§ Written instruction:
Exactly and only the lines from the one containing "Generate a component" through the one containing "const dashes = ['none', '10,6', '2,3', '16,6,3,6'];" belong in your copy. Pictures do not.

— Start of Exercise inputs —

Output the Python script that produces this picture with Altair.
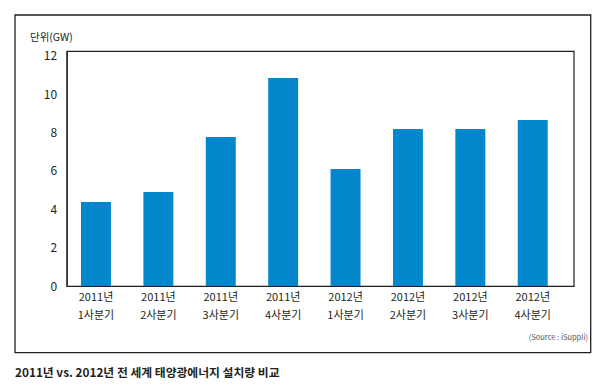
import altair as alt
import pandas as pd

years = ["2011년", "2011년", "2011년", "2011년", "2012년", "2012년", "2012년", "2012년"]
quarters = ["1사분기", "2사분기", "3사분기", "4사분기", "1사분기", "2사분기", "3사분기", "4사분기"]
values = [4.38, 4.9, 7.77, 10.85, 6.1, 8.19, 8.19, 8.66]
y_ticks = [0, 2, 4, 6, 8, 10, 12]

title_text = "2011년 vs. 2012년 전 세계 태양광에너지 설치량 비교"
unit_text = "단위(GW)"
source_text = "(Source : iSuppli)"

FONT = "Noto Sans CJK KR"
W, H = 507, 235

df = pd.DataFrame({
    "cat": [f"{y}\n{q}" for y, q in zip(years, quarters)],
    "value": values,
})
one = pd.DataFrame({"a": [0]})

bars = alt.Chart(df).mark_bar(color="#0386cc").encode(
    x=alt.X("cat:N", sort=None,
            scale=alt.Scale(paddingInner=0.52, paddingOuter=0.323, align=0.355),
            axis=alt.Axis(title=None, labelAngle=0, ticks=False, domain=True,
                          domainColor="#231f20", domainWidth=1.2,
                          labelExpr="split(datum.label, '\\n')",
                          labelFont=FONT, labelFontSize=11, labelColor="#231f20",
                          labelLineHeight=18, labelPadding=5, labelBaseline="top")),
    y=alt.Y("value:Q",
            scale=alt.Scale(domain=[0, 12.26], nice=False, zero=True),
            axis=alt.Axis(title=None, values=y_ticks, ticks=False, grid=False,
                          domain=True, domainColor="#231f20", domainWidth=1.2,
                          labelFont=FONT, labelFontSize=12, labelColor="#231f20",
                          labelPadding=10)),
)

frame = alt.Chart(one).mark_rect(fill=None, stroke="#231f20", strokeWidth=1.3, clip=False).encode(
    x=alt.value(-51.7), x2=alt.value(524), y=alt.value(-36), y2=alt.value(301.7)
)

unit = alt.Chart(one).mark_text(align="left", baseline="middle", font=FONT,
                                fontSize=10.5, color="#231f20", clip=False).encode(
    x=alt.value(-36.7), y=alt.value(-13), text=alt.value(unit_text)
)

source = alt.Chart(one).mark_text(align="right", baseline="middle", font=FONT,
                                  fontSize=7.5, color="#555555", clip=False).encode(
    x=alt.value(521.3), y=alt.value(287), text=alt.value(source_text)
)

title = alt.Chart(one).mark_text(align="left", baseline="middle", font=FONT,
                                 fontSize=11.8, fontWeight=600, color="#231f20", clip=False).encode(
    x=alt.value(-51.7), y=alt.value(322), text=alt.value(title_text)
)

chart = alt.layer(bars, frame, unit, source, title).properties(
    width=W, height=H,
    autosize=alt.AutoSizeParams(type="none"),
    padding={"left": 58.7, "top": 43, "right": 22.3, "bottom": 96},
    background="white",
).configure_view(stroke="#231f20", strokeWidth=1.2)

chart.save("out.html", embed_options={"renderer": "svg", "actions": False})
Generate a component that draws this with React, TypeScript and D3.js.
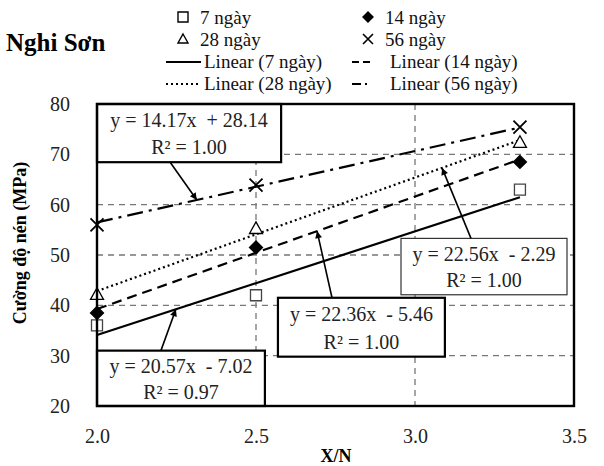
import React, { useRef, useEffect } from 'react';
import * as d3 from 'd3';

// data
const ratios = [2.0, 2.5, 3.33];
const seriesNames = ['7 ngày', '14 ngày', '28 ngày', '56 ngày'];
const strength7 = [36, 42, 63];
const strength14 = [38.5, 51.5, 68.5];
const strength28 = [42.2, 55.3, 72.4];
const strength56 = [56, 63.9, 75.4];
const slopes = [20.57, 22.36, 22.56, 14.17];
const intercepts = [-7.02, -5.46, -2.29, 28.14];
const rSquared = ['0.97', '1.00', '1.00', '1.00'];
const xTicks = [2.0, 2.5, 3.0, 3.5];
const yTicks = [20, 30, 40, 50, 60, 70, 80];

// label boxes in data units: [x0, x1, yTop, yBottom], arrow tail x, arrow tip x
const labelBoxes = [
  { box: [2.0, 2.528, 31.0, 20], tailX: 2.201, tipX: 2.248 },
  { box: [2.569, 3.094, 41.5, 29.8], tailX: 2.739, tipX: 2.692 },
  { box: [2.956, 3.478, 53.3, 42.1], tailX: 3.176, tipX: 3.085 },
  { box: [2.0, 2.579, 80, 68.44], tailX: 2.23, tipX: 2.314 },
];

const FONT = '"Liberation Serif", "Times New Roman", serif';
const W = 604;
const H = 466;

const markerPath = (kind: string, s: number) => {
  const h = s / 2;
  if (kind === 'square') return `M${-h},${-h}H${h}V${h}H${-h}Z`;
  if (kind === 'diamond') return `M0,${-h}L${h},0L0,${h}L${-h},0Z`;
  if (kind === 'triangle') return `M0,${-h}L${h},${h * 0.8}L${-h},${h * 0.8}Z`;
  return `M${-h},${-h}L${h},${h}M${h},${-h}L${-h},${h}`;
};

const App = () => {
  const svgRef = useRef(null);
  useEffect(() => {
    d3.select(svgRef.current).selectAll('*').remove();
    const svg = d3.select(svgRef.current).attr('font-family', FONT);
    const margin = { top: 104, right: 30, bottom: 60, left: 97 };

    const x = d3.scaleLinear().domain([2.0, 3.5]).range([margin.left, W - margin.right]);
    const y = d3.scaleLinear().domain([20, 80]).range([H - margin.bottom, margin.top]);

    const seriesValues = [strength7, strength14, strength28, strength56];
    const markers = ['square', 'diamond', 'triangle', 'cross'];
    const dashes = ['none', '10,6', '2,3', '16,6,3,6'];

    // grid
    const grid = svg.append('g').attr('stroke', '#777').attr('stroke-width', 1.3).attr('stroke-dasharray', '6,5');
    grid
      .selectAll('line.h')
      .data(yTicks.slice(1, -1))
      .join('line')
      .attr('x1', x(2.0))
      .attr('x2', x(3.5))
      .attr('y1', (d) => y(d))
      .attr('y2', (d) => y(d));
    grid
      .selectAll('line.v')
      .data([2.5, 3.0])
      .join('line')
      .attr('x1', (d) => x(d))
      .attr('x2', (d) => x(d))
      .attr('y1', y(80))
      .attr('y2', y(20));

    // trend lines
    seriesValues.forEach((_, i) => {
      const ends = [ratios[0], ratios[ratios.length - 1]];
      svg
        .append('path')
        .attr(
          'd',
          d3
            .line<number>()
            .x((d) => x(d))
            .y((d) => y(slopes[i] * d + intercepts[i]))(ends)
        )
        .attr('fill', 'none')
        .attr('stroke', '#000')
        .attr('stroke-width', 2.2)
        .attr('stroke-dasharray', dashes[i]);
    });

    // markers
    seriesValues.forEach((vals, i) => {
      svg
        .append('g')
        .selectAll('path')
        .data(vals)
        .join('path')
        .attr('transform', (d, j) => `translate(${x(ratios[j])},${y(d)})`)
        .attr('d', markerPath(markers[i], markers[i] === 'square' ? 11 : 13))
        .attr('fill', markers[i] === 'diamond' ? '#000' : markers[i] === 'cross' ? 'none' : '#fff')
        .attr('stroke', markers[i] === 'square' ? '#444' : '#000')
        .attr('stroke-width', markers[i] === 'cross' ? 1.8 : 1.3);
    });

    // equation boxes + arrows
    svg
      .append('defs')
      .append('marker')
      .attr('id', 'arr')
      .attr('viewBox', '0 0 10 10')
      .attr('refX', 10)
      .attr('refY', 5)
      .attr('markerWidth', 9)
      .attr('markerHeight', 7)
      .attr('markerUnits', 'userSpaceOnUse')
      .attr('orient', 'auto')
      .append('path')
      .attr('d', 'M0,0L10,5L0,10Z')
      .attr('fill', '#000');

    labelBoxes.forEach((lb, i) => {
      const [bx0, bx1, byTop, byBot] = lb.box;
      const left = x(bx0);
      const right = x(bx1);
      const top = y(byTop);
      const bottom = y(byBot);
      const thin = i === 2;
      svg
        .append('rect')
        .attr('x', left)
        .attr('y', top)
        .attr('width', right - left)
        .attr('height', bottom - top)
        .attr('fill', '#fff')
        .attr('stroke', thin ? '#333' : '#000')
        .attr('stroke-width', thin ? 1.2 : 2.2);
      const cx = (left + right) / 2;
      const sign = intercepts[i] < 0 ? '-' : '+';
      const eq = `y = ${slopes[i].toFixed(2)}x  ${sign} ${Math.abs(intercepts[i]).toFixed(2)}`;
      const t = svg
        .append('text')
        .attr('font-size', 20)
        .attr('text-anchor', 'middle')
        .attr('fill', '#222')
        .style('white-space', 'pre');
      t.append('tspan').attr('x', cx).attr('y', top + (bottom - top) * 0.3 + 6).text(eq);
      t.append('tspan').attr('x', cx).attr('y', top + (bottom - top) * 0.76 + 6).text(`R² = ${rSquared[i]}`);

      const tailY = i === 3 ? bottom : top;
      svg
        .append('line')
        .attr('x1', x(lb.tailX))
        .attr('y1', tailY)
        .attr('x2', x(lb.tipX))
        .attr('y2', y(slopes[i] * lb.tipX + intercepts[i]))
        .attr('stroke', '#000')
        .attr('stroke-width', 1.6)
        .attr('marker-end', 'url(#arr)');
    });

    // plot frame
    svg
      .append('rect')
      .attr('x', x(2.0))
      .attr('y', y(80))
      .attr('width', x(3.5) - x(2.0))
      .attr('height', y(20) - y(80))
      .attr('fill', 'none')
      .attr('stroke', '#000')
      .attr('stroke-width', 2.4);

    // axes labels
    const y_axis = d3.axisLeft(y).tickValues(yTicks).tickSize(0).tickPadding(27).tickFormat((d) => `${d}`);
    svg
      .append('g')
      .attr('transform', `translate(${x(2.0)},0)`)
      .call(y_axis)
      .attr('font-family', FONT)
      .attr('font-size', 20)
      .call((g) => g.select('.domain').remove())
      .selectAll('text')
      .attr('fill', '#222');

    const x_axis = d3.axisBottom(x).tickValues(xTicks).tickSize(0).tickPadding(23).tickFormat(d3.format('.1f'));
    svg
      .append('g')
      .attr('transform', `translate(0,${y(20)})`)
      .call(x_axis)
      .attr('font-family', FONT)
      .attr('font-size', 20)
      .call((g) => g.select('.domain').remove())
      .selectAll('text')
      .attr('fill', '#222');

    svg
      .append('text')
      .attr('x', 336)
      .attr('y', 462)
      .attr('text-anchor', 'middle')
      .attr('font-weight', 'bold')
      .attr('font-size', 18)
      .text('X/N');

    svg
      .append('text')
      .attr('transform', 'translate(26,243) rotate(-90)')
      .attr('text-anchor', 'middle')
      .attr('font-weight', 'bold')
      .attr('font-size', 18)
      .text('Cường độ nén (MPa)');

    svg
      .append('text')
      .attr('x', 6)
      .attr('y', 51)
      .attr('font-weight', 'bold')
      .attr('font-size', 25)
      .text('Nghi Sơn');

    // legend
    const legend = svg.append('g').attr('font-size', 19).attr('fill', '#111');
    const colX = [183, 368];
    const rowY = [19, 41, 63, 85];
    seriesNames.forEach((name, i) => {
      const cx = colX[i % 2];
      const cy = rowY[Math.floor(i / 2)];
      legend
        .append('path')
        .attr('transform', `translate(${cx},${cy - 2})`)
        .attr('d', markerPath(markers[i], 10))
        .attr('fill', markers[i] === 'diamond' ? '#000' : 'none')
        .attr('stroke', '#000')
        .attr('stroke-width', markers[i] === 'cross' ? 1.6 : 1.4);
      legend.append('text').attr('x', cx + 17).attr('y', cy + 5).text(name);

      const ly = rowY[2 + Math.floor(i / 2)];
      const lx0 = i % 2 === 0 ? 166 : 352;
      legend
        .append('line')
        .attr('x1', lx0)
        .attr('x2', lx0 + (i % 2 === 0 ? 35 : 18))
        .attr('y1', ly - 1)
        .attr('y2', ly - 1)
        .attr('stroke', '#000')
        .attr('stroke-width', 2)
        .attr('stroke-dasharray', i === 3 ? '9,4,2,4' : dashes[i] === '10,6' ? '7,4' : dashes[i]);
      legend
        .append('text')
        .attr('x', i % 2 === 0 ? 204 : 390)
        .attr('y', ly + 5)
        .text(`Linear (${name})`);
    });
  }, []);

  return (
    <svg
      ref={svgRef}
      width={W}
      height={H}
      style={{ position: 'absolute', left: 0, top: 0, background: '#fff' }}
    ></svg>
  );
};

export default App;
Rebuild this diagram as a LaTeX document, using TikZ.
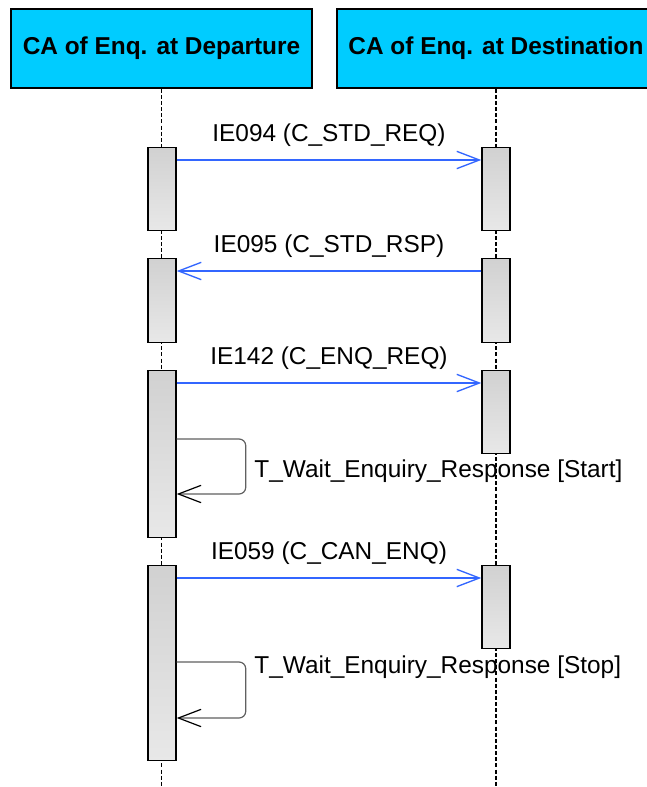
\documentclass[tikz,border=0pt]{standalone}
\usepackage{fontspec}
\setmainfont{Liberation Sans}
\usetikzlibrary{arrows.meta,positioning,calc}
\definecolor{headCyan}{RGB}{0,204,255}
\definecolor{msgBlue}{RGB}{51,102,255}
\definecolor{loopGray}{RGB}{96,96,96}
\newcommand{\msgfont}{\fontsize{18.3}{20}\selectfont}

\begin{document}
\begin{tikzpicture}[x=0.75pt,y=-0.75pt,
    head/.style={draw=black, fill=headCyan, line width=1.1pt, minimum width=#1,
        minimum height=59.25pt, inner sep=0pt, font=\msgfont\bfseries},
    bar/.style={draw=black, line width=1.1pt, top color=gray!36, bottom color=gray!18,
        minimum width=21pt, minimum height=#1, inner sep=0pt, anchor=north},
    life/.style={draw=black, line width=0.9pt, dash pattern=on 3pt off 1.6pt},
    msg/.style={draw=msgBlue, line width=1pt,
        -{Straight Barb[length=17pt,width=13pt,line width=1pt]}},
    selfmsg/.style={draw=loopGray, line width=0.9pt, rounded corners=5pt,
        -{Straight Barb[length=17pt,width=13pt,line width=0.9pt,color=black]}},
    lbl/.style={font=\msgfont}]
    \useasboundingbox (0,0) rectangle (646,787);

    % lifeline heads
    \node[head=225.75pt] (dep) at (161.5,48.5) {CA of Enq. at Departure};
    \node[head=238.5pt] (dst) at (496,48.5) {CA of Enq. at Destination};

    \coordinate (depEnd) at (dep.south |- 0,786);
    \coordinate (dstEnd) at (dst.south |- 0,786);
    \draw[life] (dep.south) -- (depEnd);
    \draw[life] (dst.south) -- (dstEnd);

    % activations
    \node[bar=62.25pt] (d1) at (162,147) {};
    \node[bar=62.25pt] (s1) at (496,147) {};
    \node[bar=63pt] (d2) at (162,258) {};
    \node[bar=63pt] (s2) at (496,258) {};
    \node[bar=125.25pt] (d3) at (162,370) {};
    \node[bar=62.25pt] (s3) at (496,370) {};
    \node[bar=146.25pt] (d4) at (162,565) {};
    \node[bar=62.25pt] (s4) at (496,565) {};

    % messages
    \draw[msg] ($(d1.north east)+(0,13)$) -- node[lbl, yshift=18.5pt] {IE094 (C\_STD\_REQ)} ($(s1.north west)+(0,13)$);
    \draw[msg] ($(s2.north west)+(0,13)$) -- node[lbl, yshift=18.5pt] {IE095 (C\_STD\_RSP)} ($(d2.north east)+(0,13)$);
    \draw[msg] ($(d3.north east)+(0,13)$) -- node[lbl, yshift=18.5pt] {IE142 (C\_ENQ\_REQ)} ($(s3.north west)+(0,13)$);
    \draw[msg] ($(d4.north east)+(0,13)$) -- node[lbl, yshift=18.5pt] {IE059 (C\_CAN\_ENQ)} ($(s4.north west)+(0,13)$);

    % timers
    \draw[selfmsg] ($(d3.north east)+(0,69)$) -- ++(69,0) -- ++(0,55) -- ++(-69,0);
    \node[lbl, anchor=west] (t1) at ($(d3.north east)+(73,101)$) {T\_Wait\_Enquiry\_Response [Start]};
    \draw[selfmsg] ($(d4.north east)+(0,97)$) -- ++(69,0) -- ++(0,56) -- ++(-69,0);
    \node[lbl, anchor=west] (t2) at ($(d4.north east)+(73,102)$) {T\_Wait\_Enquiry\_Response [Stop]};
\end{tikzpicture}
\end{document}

— End of Exercise inputs —

§ Exercise answer:
Generate a component that draws this with React, TypeScript and D3.js.
import React, { useRef, useEffect } from 'react';
import * as d3 from 'd3';

// data
const ratios = [2.0, 2.5, 3.33];
const seriesNames = ['7 ngày', '14 ngày', '28 ngày', '56 ngày'];
const strength7 = [36, 42, 63];
const strength14 = [38.5, 51.5, 68.5];
const strength28 = [42.2, 55.3, 72.4];
const strength56 = [56, 63.9, 75.4];
const slopes = [20.57, 22.36, 22.56, 14.17];
const intercepts = [-7.02, -5.46, -2.29, 28.14];
const rSquared = ['0.97', '1.00', '1.00', '1.00'];
const xTicks = [2.0, 2.5, 3.0, 3.5];
const yTicks = [20, 30, 40, 50, 60, 70, 80];

// label boxes in data units: [x0, x1, yTop, yBottom], arrow tail x, arrow tip x
const labelBoxes = [
  { box: [2.0, 2.528, 31.0, 20], tailX: 2.201, tipX: 2.248 },
  { box: [2.569, 3.094, 41.5, 29.8], tailX: 2.739, tipX: 2.692 },
  { box: [2.956, 3.478, 53.3, 42.1], tailX: 3.176, tipX: 3.085 },
  { box: [2.0, 2.579, 80, 68.44], tailX: 2.23, tipX: 2.314 },
];

const FONT = '"Liberation Serif", "Times New Roman", serif';
const W = 604;
const H = 466;

const markerPath = (kind: string, s: number) => {
  const h = s / 2;
  if (kind === 'square') return `M${-h},${-h}H${h}V${h}H${-h}Z`;
  if (kind === 'diamond') return `M0,${-h}L${h},0L0,${h}L${-h},0Z`;
  if (kind === 'triangle') return `M0,${-h}L${h},${h * 0.8}L${-h},${h * 0.8}Z`;
  return `M${-h},${-h}L${h},${h}M${h},${-h}L${-h},${h}`;
};

const App = () => {
  const svgRef = useRef(null);
  useEffect(() => {
    d3.select(svgRef.current).selectAll('*').remove();
    const svg = d3.select(svgRef.current).attr('font-family', FONT);
    const margin = { top: 104, right: 30, bottom: 60, left: 97 };

    const x = d3.scaleLinear().domain([2.0, 3.5]).range([margin.left, W - margin.right]);
    const y = d3.scaleLinear().domain([20, 80]).range([H - margin.bottom, margin.top]);

    const seriesValues = [strength7, strength14, strength28, strength56];
    const markers = ['square', 'diamond', 'triangle', 'cross'];
    const dashes = ['none', '10,6', '2,3', '16,6,3,6'];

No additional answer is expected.